The more things change

A judge for the “lost” Booker prize is impressed by past writing

When the Booker prize switched from retroactive award in 1971, to a prize given for the best novel in the year of publication, the award date was also changed, from April to November. That meant most novels published in 1970, were never considered for the prize. They were “lost.” Peter Straus, the Booker’s unofficial archivist, considered this an injustice, remedied with a one-off prize. Any novel published in Britain in 1970 and still in print would be considered, and the judges for the contest would, like the books, all be 40 years old.
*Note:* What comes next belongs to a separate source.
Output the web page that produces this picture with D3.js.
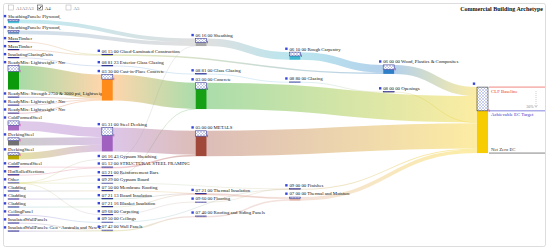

They would draw up a shortlist of six, and the public would then vote for the winner. Journalist Rachel Cooke enjoyed her experience as a judge, which gave her, she writes, the perfect opportunity to read genre books she would not otherwise have picked up: the briny Master and Commander by Patrick O’Brian and Len Deighton’s Bomber, which brilliantly describes the progress of an Allied air raid over 24 hours in the summer of 1943. The 21 surviving books—those that had stayed in print—proved that just as many historical novels were published in 1970 as now, even though at Booker prize time, critics always complain that not enough books with contemporary settings are being written. In the end, the judging panel of 40-year-olds crafted a six-book shortlist with three historical novels: The Bay of Noon by Shirley Hazzard, a tale of Naples just after the war; Troubles by JG Farrell, set in Ireland after the First World War, where Major Brendan Archer is visiting his fiancee at her home, the crumbling Majestic hotel (in Farrell’s deft hands, a beautiful metaphor for the wider crumbling of empire); and one of the most famous historical novels of the 20th century, Mary Renault’s Fire From Heaven, the first volume of her trilogy about Alexander the Great.